Não foi por acaso que a curadora Gabriela Linck usou o subtítulo O Outro Lado da Europa para a mostra Nouvelle Vague Tcheca, que, graças aos esforços da Coordenação de Cinema da prefeitura da Capital, incluiu Porto Alegre em seu roteiro por cidades brasileiras. Com 12 longas produzidos na velha Checoslováquia nos anos 1960, a mostra foi aberta na terça-feira e segue em cartaz até domingo na Sala P.F. Gastal da Usina do Gasômetro.

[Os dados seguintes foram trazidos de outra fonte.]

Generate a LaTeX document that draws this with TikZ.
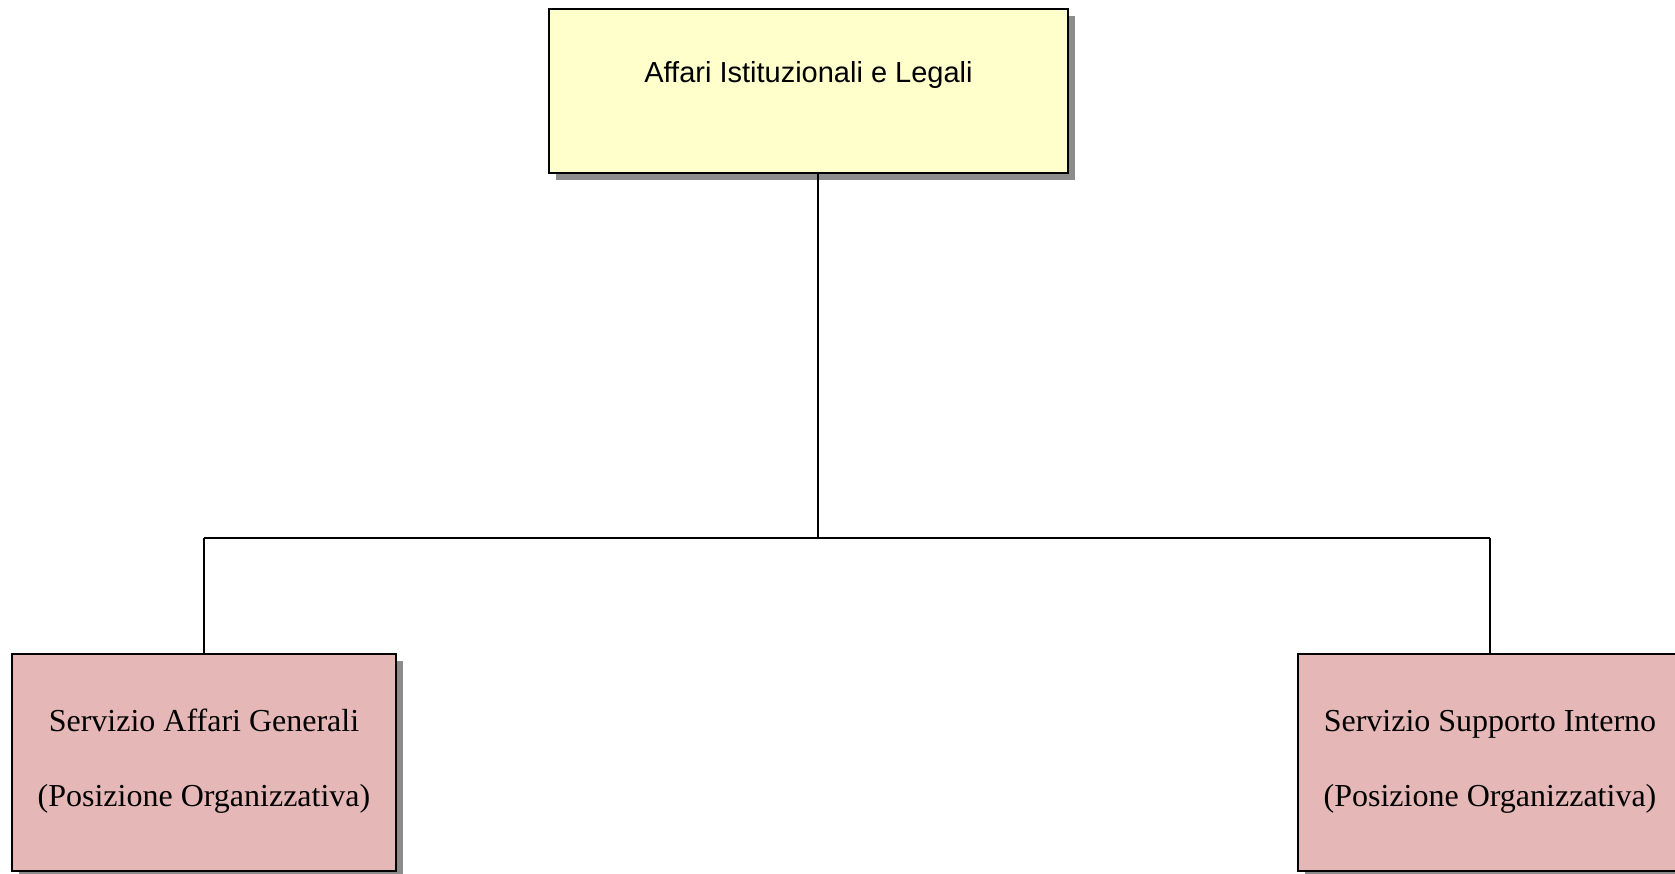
\documentclass[tikz,border=0pt]{standalone}
\usepackage{fontspec}
\setmainfont{Liberation Serif}
\newfontfamily\arialfont{Liberation Sans}
\usetikzlibrary{shadows}
\definecolor{topfill}{RGB}{255,255,204}
\definecolor{subfill}{RGB}{229,184,183}
\definecolor{shadowgray}{RGB}{140,140,140}
\begin{document}
\begin{tikzpicture}[x=1pt,y=-1pt,
  orgbox/.style={draw=black, line width=2pt, rectangle, inner sep=0pt,
    drop shadow={shadow xshift=7pt, shadow yshift=-7pt, fill=shadowgray, opacity=1}},
  topbox/.style={orgbox, fill=topfill, minimum width=519pt, minimum height=164pt},
  subbox/.style={orgbox, fill=subfill, minimum width=384pt, minimum height=217pt},
  toptext/.style={font=\arialfont\fontsize{29}{34}\selectfont, inner sep=0pt},
  subtext/.style={font=\fontsize{32}{75}\selectfont, align=center, inner sep=0pt},
  link/.style={draw=black, line width=1.5pt}]
\useasboundingbox (0,0) rectangle (1675,873);
\fill[white] (0,0) rectangle (1675,873);
\node[topbox] (top) at (808.5,90.5) {};
\node[toptext] (toptxt) at (808.5,74.5) {Affari Istituzionali e Legali};
\node[subbox] (left) at (204,762.5) {};
\node[subtext] (lefttxt) at (204,761.5) {Servizio Affari Generali\\(Posizione Organizzativa)};
\node[subbox] (right) at (1490,762.5) {};
\node[subtext] (righttxt) at (1490,761.5) {Servizio Supporto Interno\\(Posizione Organizzativa)};
\coordinate (hub) at (818,538);
\coordinate (hl) at (204,538);
\coordinate (hr) at (1490,538);
\draw[link] (top.south -| hub) -- (hub);
\draw[link] (hl) -- (hr);
\draw[link] (hl) -- (left.north);
\draw[link] (hr) -- (right.north);
\end{tikzpicture}
\end{document}
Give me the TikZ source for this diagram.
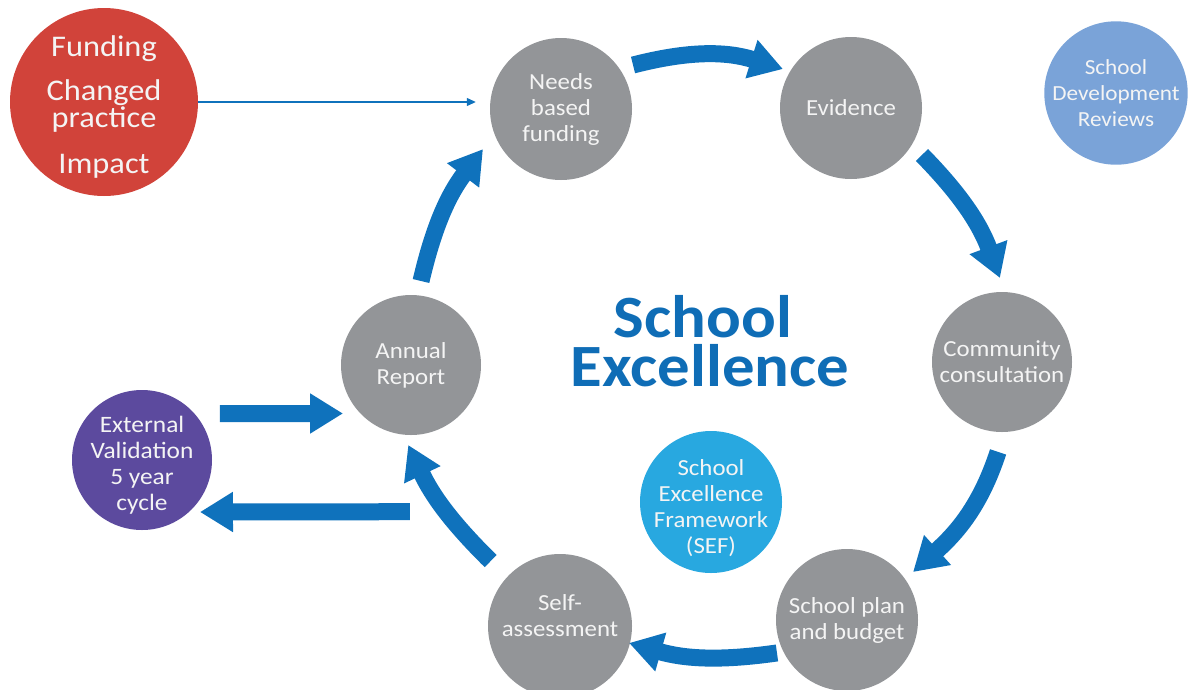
\documentclass[tikz,border=0pt]{standalone}
\usepackage{fontspec}
\setmainfont{Carlito}[FakeStretch=1.08]
\usetikzlibrary{arrows.meta}
\definecolor{cgray}{HTML}{939598}
\definecolor{ctext}{HTML}{F4F4F4}
\definecolor{cred}{HTML}{D1433A}
\definecolor{cpurple}{HTML}{5C4A9E}
\definecolor{ccyan}{HTML}{28A8E0}
\definecolor{csdr}{HTML}{7AA3D8}
\definecolor{carrow}{HTML}{0F72BC}
\definecolor{ctitle}{HTML}{0F6DB6}
\begin{document}
\begin{tikzpicture}[x=1pt,y=1pt,
  circ/.style={circle, fill=cgray, text=ctext, minimum size=142pt, inner sep=0pt, align=center, font=\fontsize{23}{26}\selectfont},
  bigarrow/.style={draw=carrow, line width=17pt, -{Triangle[length=33pt,width=38pt]}},
  thinarrow/.style={draw=carrow, line width=1.2pt, -{Triangle[length=9pt,width=8pt]}},
  txt/.style={text=ctext, align=center, inner sep=0pt, font=\fontsize{23}{26}\selectfont},
  titletxt/.style={text=ctitle, anchor=base, inner sep=0pt, font=\fontsize{60}{60}\bfseries\selectfont},
]
\useasboundingbox (0,0) rectangle (1189,-689);

% circles
\node[circ, fill=cred, minimum size=188pt] (red) at (104,-102) {};
\node[txt, font=\fontsize{30}{27.5}\selectfont] (redtext) at ([yshift=-5pt]red.center) {Funding\\[16.5pt]Changed\\practice\\[18.5pt]Impact};
\node[circ] (needs) at (561,-109) {Needs\\based\\funding};
\node[circ] (evidence) at (851,-108) {Evidence};
\node[circ, fill=csdr, font=\fontsize{21.5}{26}\selectfont] (sdr) at (1116,-93) {School\\Development\\Reviews};
\node[circ, minimum size=140pt] (community) at (1002,-362) {Community\\consultation};
\node[circ, minimum size=140pt] (annual) at (411,-365) {Annual\\Report};
\node[circ, fill=cpurple, minimum size=140pt] (external) at (142,-460) {};
\node[txt, font=\fontsize{23.5}{26}\selectfont] (exttext) at ([yshift=-5pt]external.center) {External\\Validation\\5 year\\cycle};
\node[circ, fill=ccyan] (sef) at (711,-502) {};
\node[txt] (seftext) at ([yshift=-6pt]sef.center) {School\\Excellence\\Framework\\(SEF)};
\node[circ] (plan) at (847,-620) {School plan\\and budget};
\node[circ, minimum size=144pt] (self) at (560,-626) {};
\node[txt] (selftext) at ([yshift=10pt]self.center) {Self-\\assessment};

% title
\node[titletxt] (title1) at (703,-337) {School};
\node[titletxt] (title2) at (710,-386) {Excellence};

% thin arrow
\draw[thinarrow] (red.east) -- ([xshift=-14pt]needs.west |- red.east);

% cycle arrows
\draw[bigarrow] ([shift={(31.4:84.4pt)}]needs.center) to[out=14.5,in=162.5] ([shift={(150.2:78.4pt)}]evidence.center);
\draw[bigarrow] ([shift={(-33.5:85.1pt)}]evidence.center) to[out=-45.6,in=110.4] ([shift={(91.4:84pt)}]community.center);
\draw[bigarrow] ([shift={(-92.5:90pt)}]community.center) to[out=-108,in=42] ([shift={(36:81.6pt)}]plan.center);
\draw[bigarrow] ([shift={(-154.8:77.4pt)}]plan.center) to[out=-171.9,in=-15.9] ([shift={(-13.8:71.1pt)}]self.center);
\draw[bigarrow] ([shift={(136.9:95pt)}]self.center) to[out=135.4,in=-64.6] ([shift={(-92:80pt)}]annual.center);
\draw[bigarrow] ([shift={(83.2:84.6pt)}]annual.center) to[out=76.8,in=-127.2] ([shift={(-152.8:87.7pt)}]needs.center);

% straight arrows
\draw[bigarrow] ([shift={(30.8:90.8pt)}]external.center) -- ([shift={(-144.5:83.5pt)}]annual.center);
\draw[bigarrow] ([shift={(-90.4:146.7pt)}]annual.center) -- ([shift={(-41.9:77.9pt)}]external.center);
\end{tikzpicture}
\end{document}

Quase a totalidade da produção checa da época, que constitui uma das mais ricas entre as "novas ondas" daquele período revolucionário da história do cinema, permaneceu obscura ao longo das décadas. Isso por conta da censura do governo local - e do grau de experimentação e transgressão, política e estética, de filmes como A Festa e os Convidados (de Jan Nemec, 1966) e O Cremador (Juraj Herz, 1968), entre outros.
Ambos integram a programação, assim como longas de Vera Chytilová (Fruto do Paraíso, 1969) e Milos Forman (Pedro, o Negro, 1963), os dois nomes mais conhecidos dessa produção - este último tendo sido cooptado posteriormente por Hollywood e vencido dois Oscar de melhor diretor por Um Estranho no Ninho, em 1976, e Amadeus, em 1985.
"O olhar crítico e estilizado lançado à sociedade dá a tônica deste cinema de contracultura", comenta a curadora, no texto de apresentação da mostra. A literatura existencialista, o surrealismo de Kafka e a nouvelle vague francesa, mais do que o neorrealismo italiano, são apontados por Gabriela Linck como influências para a constituição do movimento. Confira a lista completa de filmes, detalhes de cada produção e os horários de exibição no blog da P.F. Gastal.
O programador indica
O Segundo Caderno de ZH convidou o crítico de cinema Leonardo Bomfim, programador da Sala P.F. Gastal e um dos responsáveis por trazer a mostra Nouvelle Vague Tcheca a Porto Alegre, para escolher e comentar cinco de seus títulos imperdíveis. Confira:
As Pequenas Margaridas
"À época, este filme foi definido por Milan Kundera como uma parábola sobre o vandalismo feminino. Cultuada no mundo inteiro, esta colagem pop-dadaísta é impactante e provocativa até hoje." Direção de Vera Chytilová, 1965.
O Cremador
"O colaboracionismo, tema forte do cinema europeu do pós-Guerra, ecoou nos anos 1960. Do Livro Tibetano dos Mortos ao Mein Kampf: Juraj Herz nos coloca num grande fluxo de consciência de um homem checo obcecado com a morte, que é convencido por um amigo austríaco a aceitar seu sangue alemão." Direção de Juraj Herz, 1968.
Marketa Lazarová
"É considerado o grande filme checo de todos os tempos. A plasticidade das imagens impressiona, dando ao longa de quase três horas de duração peso épico e semblante moderno. É uma adaptação do livro homônimo de Vladislav Vancura, ícone do surrealismo checo dos anos 1920 e 30." Direção de Frantisek Vlácil, 1967.
A Festa e os Convidados
"O filme maldito da nouvelle vague checa. 'Banido para sempre' pelo presidente Antonin Novotny, acabou liberado, em 1968, para o Festival de Cannes - que não foi realizado devido aos tumultos de maio na França. Em 1969, foi proibido de novo, dessa vez por 20 anos. Os motivos? Com a referência ao absurdo de Ionesco, a trama ilustra o modo como o homem aceita passivamente a opressão." Direção de Jan Nemec, 1966.
Valerie e sua Semana de Deslumbramentos
"Os dias de encanto e horror de uma garota após a primeira menstruação, no canto dos cisnes da nouvelle vague checa, abatida em pleno voo com a invasão soviética de 1968. O diretor aproveita o romance erótico-surrealista de Vitezlav Nezval e cria uma fábula inspirada no folclore local, com seus bosques característicos recebendo um carnaval de figuras estranhas e sedutoras." Direção de Jaromil Jires, 1970.